Agree their server situation has to be corrected to accomplish the task and get user acceptance. Further, selecting 'setting' requires connection to facebook and full assess to your data (profile, friends, ect.). Does anyone see a problem with this? Tutorial is not a tutorial as needed, only indicates phraseology to use. A true tutorial is needed to better understand all unique usage parameters.
too bad my device isn't suppored. i am on an acer a500 and cant get it from the market.
Wait...
It wants to steal my voice? I need that!
Aside from the server issues, it looks pretty good. Seems like a well-polished piece of work.
I worked in software development for 30 years, including on-line systems. No matter how much you test and simulate a system, it always gets overhhelmed the first day. In the first moon landing, the computer was overloaded and Neal Armstrong had to manually override the computer. That thing had been tested for years but it had never tried to land in a boulder field on the moon.
Of course my watch is more powerful than the computer on the Lunar Lander and my phone has many times the capicity of the ground computers that controlled the flight of Apollo 11.
The biggest thing i am interested in regards to Siri is being able to use custom commands. (Siri Proxy).
I wish there was a way to accomplish this on Android at the moment =(
I'll try it out tomorrow, if I remember.
Probably time to break out Speaktoit again. I haven't used it in a while, but it was the best one out there a couple months ago, so it was the standard that I held all the other ones to. I bet the developers have continued to make it better over the month and a half that I've left it unused.
Hopefully this recognizes speach better than siri. My friend doesn't even use siri anymore because it returns what he was looking for about half of the time. I do think Evi needs to be able to launch and use other apps like email and text before it can be a true siri competitor.
A note on launch day disasters:
Worked for a dotcom once, we were switching from a rinky dink server to El Servers Magnifico.
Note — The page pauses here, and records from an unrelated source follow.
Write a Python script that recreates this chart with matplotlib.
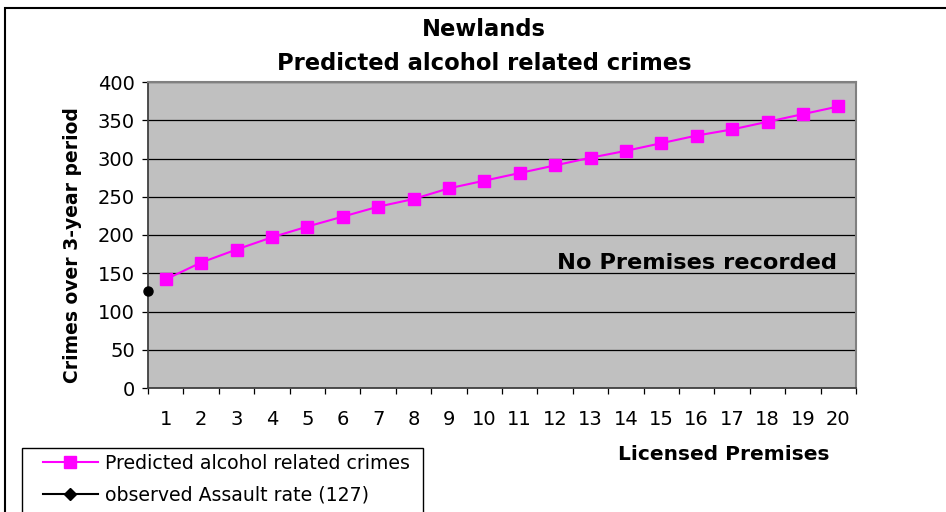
import matplotlib
matplotlib.use("Agg")
import matplotlib.pyplot as plt
from matplotlib.lines import Line2D
from matplotlib.patches import Rectangle
from matplotlib.ticker import FixedLocator, NullFormatter

plt.rcParams['font.family'] = ['DejaVu Sans']

premises = list(range(1, 21))
predicted = [142, 164, 181, 197, 211, 224, 237, 247, 261, 271,
             281, 291, 301, 310, 320, 330, 338, 348, 358, 368]
observed_label = "observed Assault rate (127)"
observed_value = 127
predicted_label = "Predicted alcohol related crimes"
title_lines = ["Newlands", "Predicted alcohol related crimes"]
xlabel = "Licensed Premises"
ylabel = "Crimes over 3-year period"
note = "No Premises recorded"
yticks = [0, 50, 100, 150, 200, 250, 300, 350, 400]

W, H = 946, 512
fig = plt.figure(figsize=(W / 100, H / 100), dpi=100)
fig.patch.set_facecolor('white')

def fx(px):
    return px / W

def fy(py):
    return 1 - py / H

ax = fig.add_axes([fx(148), fy(388), fx(856) - fx(148), fy(82) - fy(388)])
ax.set_facecolor('#c0c0c0')

ax.plot(premises, predicted, color='#ff00ff', lw=1.5, marker='s', ms=8.5,
        mec='#ff00ff', mfc='#ff00ff', zorder=3)
ax.plot([0.5], [observed_value], color='black', marker='o', ms=6.5, lw=0,
        clip_on=False, zorder=4)

ax.set_xlim(0.5, 20.5)
ax.set_ylim(0, 400)
ax.set_yticks(yticks)
ax.yaxis.grid(True, color='black', lw=0.9)
ax.set_axisbelow(True)

# x ticks: marks at category boundaries, labels at centres
ax.xaxis.set_major_locator(FixedLocator([i + 0.5 for i in range(0, 21)]))
ax.xaxis.set_major_formatter(NullFormatter())
ax.xaxis.set_minor_locator(FixedLocator(premises))
ax.set_xticklabels([str(p) for p in premises], minor=True)
ax.tick_params(axis='x', which='major', direction='out', length=4.5, width=0.9, color='black')
ax.tick_params(axis='x', which='minor', length=0, pad=16, labelsize=14)
ax.tick_params(axis='y', direction='out', length=4.5, width=0.9, pad=5, labelsize=14, color='black')

for s in ['top', 'right']:
    ax.spines[s].set_color('#808080')
    ax.spines[s].set_linewidth(1.5)
for s in ['left', 'bottom']:
    ax.spines[s].set_color('#404040')
    ax.spines[s].set_linewidth(1.3)

ax.text(16.0, 164, note, ha='center', va='center', fontsize=16.2, fontweight='bold')

fig.text(fx(484), fy(30), title_lines[0], ha='center', va='center', fontsize=16.3, fontweight='bold')
fig.text(fx(484), fy(63), title_lines[1], ha='center', va='center', fontsize=16.3, fontweight='bold')
fig.text(fx(724), fy(454), xlabel, ha='center', va='center', fontsize=14.5, fontweight='bold')
fig.text(fx(72), fy(245), ylabel, ha='center', va='center', fontsize=13.5, fontweight='bold', rotation=90)

# outer chart border
fig.patches.append(Rectangle((fx(5), fy(600)), fx(1100), fy(8) - fy(600), transform=fig.transFigure,
                             fill=False, edgecolor='black', lw=1.5, clip_on=False))
# legend box
fig.patches.append(Rectangle((fx(22), fy(600)), fx(423) - fx(22), fy(448) - fy(600),
                             transform=fig.transFigure, facecolor='white', edgecolor='black', lw=1.0))

handles = [Line2D([], [], color='#ff00ff', lw=1.5, marker='s', ms=8, mfc='#ff00ff', mec='#ff00ff'),
           Line2D([], [], color='black', lw=1.5, marker='D', ms=6, mfc='black', mec='black')]
leg = fig.legend(handles, [predicted_label, observed_label], loc='upper left',
                 bbox_to_anchor=(fx(38), fy(449)), frameon=False, fontsize=13.6,
                 handlelength=2.9, handletextpad=0.4, labelspacing=0.66, borderaxespad=0, borderpad=0.25)

fig.savefig('out.png', dpi=100)
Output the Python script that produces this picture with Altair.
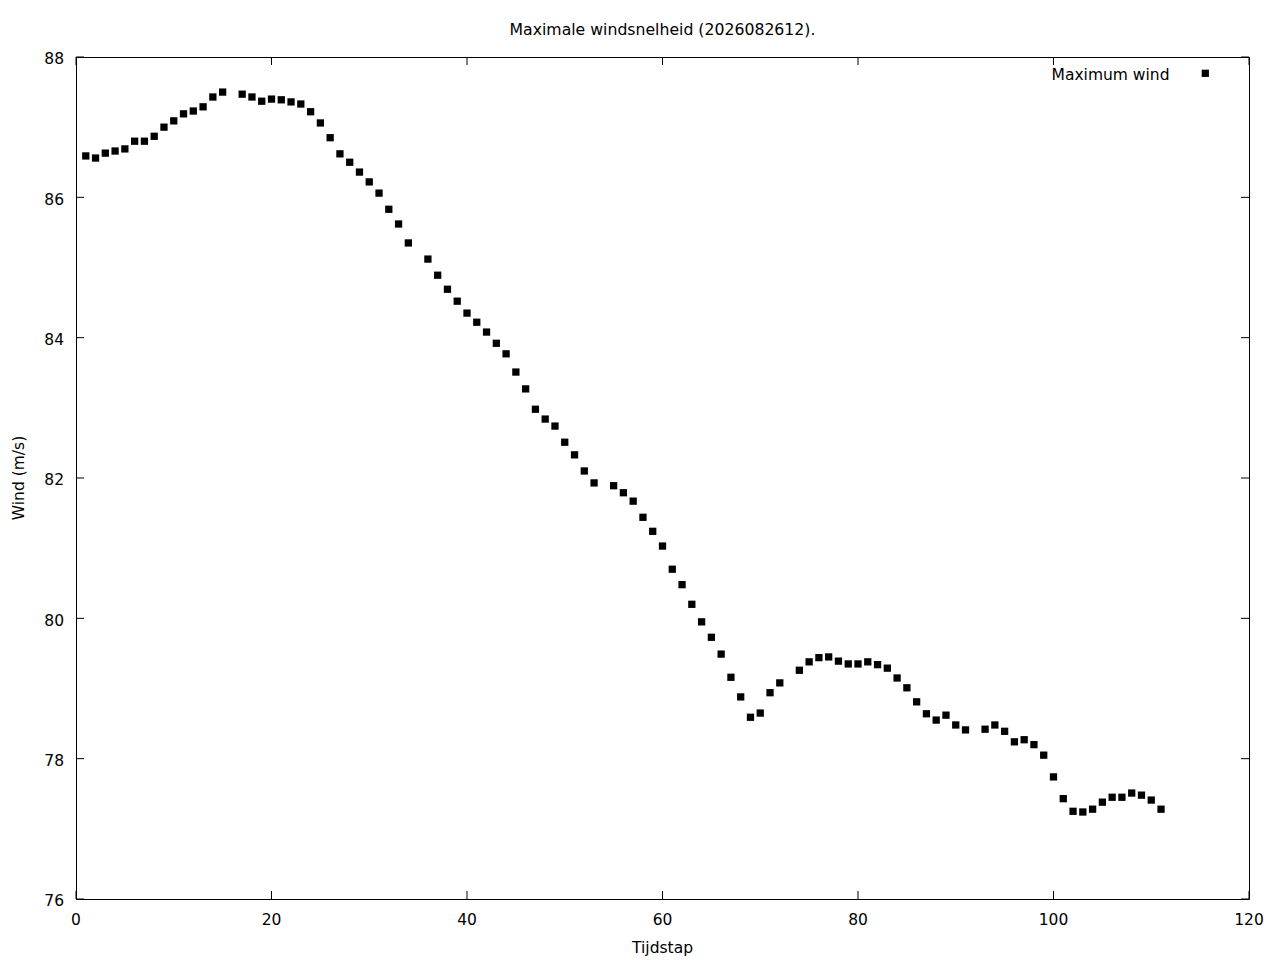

From 7 underpowered windows systems barely holding on to 14 overpowered linux boxes.
They slammed the linux boxes with everything they had, were able to simulate 40 times the load the windows boxes had - they were dead certain everything was going to work out of the gate.
Then, switch day came, and with half the load the windows boxes had, the linux boxes went down.
The fiasco happened because they tested 40x the load, but not half the load with people sending server requests at 14.4K, slapping refresh, using webtv, and getting disconnected randomly.
What happened was when they opened it to all the crappy hardware and connections on the net, they discovered a 14.4k dialup user would use more resources than a cablemodem user hitting refresh constantly, due to them keeping socket connections open forever.
I sort of imagine that's probably what happened with EVI (day two and it's still unusable)
I downloaded this and Dragon Go yesterday, both have enormous potential. Probably narrow down which one to keep after giving them some real life tests.
Evi has been fine for me lately, and I really like it, which is a first for these kinds of apps on Android.